# Colourful Labeled 'Indian' Pictorial Tonic



## Robby Raccoon (Nov 26, 2017)

Though it's a bit on the new side for me (c. 1921), the teal-coloured label with the Native American gathering roots/bark was most visually appealing. 

I was unsure of the mark on the bottom. It doesn't appear to be an Illinois-Pacific Glass Co. mark, though the mark is very similar, and I don't know of any other glasshouses that used an isosceles triangle like this with embossing in its centre, so I cannot further date it with any certainty. 

Though the company (Celro-Kola Co) that made the product had been a major producer in Oregon since the early 1900s, I could not find this product (Bark-Root Tonic) on Google Books/Newspapers before the year 1921. It was marketed until at least 1925, though I did not look to see when it disappeared from the records.

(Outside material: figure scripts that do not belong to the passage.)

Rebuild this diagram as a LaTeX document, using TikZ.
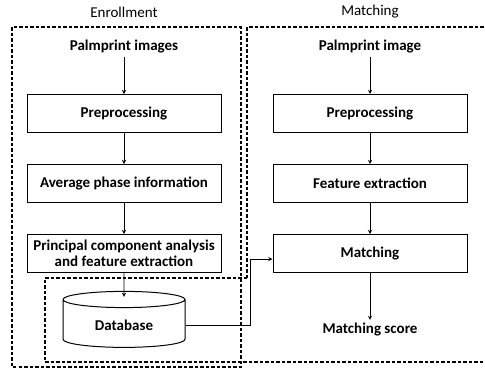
\documentclass[tikz,border=0pt]{standalone}
\usepackage{fontspec}
\setmainfont{Carlito}
\usepackage{tikz}
\usetikzlibrary{positioning, shapes.geometric}

\begin{document}
\begin{tikzpicture}[x=1pt, y=-1pt,
    block/.style={draw, line width=1pt, minimum width=194pt, minimum height=38pt, align=center, inner sep=2pt, font=\bfseries\fontsize{15}{17}\selectfont},
    txt/.style={font=\bfseries\fontsize{15}{17}\selectfont},
    heading/.style={font=\fontsize{15}{17}\selectfont},
    flow/.style={->, >=stealth, line width=0.9pt},
    region/.style={line width=1.2pt, dash pattern=on 3.5pt off 2pt}]
  \useasboundingbox (0,0) rectangle (485,368) ;
  % enrollment
  \node [heading] (enr) at (124,12) {Enrollment} ;
  \node [txt] (img1) at (124,47) {Palmprint images} ;
  \node [block] (pre1) at (124,113.5) {Preprocessing} ;
  \node [block, below = 31pt of pre1] (avg) {Average phase information} ;
  \node [block, below = 31pt of avg, font=\bfseries\fontsize{15}{16}\selectfont] (pca) {Principal component analysis\\and feature extraction} ;
  \node [cylinder, shape border rotate=90, draw, line width=1pt, minimum width=122pt, minimum height=56pt, aspect=0.25, txt] (db) at (124,325) {Database} ;
  % matching
  \node [heading] (mat) at (370,12) {Matching} ;
  \node [txt] (img2) at (370,47) {Palmprint image} ;
  \node [block] (pre2) at (370,113.5) {Preprocessing} ;
  \node [block, below = 31pt of pre2] (feat) {Feature extraction} ;
  \node [block, below = 31pt of feat] (match) {Matching} ;
  \node [txt] (score) at (370,330) {Matching score} ;
  \draw [flow] (img1) -- (pre1) ;
  \draw [flow] (pre1) -- (avg) ;
  \draw [flow] (avg) -- (pca) ;
  \draw [flow] (pca) -- ([yshift=-6pt]db.north) ;
  \draw [flow] (img2) -- (pre2) ;
  \draw [flow] (pre2) -- (feat) ;
  \draw [flow] (feat) -- (match) ;
  \draw [flow] (match) -- (score) ;
  \draw [flow] (db.east) -- ++(65,0) |- ([yshift=-5.5pt]match.west) ;
  % dashed regions
  \draw [region] (12,27) rectangle (241,367) ;
  \draw [region] (247,278) -- (247,27) -- (490,27) -- (490,362) -- (45,362) -- (45,278) -- cycle ;
\end{tikzpicture}
\end{document}
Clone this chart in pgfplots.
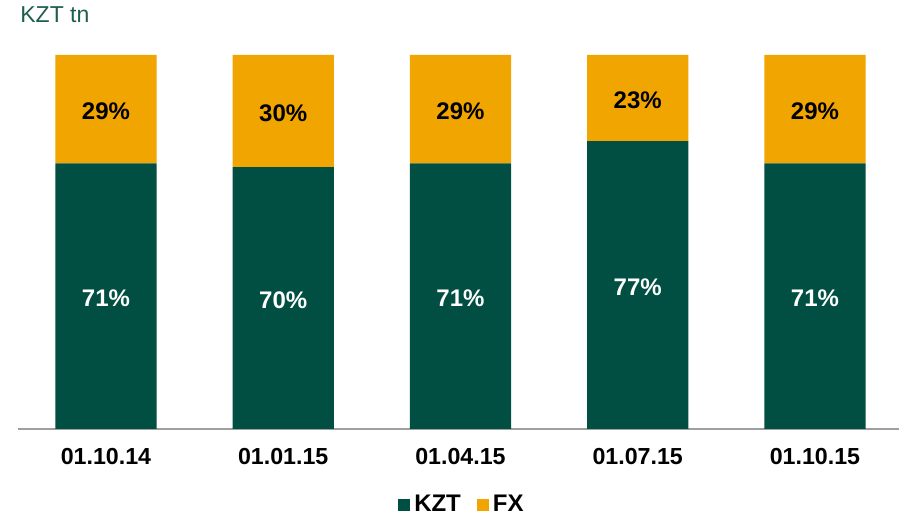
\documentclass[border=0pt]{standalone}
\usepackage{pgfplots}
\pgfplotsset{compat=1.18}
\usepackage{fontspec}
\setmainfont{Liberation Sans}
\definecolor{kzt}{HTML}{004F42}
\definecolor{fx}{HTML}{F0A500}
\definecolor{ttl}{HTML}{1E5E4E}
\pgfplotsset{base/.style={
  at={(9pt,44.5pt)}, anchor=south west,
  scale only axis, width=440.5pt, height=187pt,
  xmin=-0.4965, xmax=4.474, ymin=0, ymax=100}}
\begin{document}
\begin{tikzpicture}
\useasboundingbox (0,0) rectangle (449.5pt,259pt);
\node[anchor=west, text=ttl, font=\fontsize{11.5pt}{13pt}\selectfont, inner sep=0pt] at (10pt,251.5pt) {KZT tn};
\begin{axis}[base,
  ybar stacked, bar width=0.57,
  axis y line=none, axis x line*=bottom,
  x axis line style={draw=gray!75, line width=0.8pt},
  xtick={0,1,2,3,4},
  xticklabels={01.10.14,01.01.15,01.04.15,01.07.15,01.10.15},
  major tick length=0pt,
  xticklabel style={font=\fontsize{11.6pt}{13pt}\selectfont\bfseries, yshift=-6pt},
  legend columns=2,
  legend style={at={(0.505,-0.203)}, anchor=center, draw=none, fill=none,
    font=\fontsize{12pt}{14pt}\selectfont\bfseries,
    /tikz/every even column/.append style={column sep=6pt}},
  legend image code/.code={\fill[#1] (0pt,-3pt) rectangle (6pt,3pt);},
]
\addplot[fill=kzt, draw=none] coordinates {(0,71) (1,70) (2,71) (3,77) (4,71)};
\addplot[fill=fx, draw=none] coordinates {(0,29) (1,30) (2,29) (3,23) (4,29)};
\legend{KZT,FX}
\end{axis}
\begin{axis}[base, axis lines=none, ticks=none]
\addplot[draw=none, mark=none, nodes near coords, point meta=explicit symbolic,
  every node near coord/.style={anchor=center, yshift=-1pt, text=white, font=\fontsize{12pt}{14pt}\selectfont\bfseries}]
  coordinates {(0,35.5)[71\%] (1,35)[70\%] (2,35.5)[71\%] (3,38.5)[77\%] (4,35.5)[71\%]};
\addplot[draw=none, mark=none, nodes near coords, point meta=explicit symbolic,
  every node near coord/.style={anchor=center, yshift=-1pt, text=black, font=\fontsize{12pt}{14pt}\selectfont\bfseries}]
  coordinates {(0,85.5)[29\%] (1,85)[30\%] (2,85.5)[29\%] (3,88.5)[23\%] (4,85.5)[29\%]};
\end{axis}
\end{tikzpicture}
\end{document}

As you can see in the above image, I've now run out of space in my cabinet for labeled bottles.


----------



## CanadianBottles (Nov 26, 2017)

That's a great label!  And from Oregon too!  I don't often see many bottles from Oregon and I'm not sure I can remember ever seeing any patent meds from there.


----------



## nhpharm (Nov 27, 2017)

The photo isn't real clear but could this be the newer Whitall Tatum mark?


----------



## Robby Raccoon (Nov 27, 2017)

Canadian Bottles, surprisingly, Oregon stuff is fairly common over here. It's the other states out that way that I never see (other than California, Idaho, and Montana). 

nhpharm, I'm afraid not. They used an equilateral triangle, whereas this is an isosceles. The mark on mine is otherwise illegible.


----------



## iggyworf (Nov 28, 2017)

Those are all nice. Great display!


----------



## Robby Raccoon (Nov 28, 2017)

Thank you, iggy.

Apparently, the product was still around in the 1930s, according to one source.


----------



## andy volkerts (Dec 5, 2017)

nice display of labeled bottles and boxes, I am especially fond of that Circus liniment box, does it say cure perhaps as in sprains.....Andy


----------



## Robby Raccoon (Dec 5, 2017)

Andy, I'm afraid not. It's too new for that. Likely post-WW1. I don't usually pick up machine-made bottles, but I really liked this one for a few reasons.


----------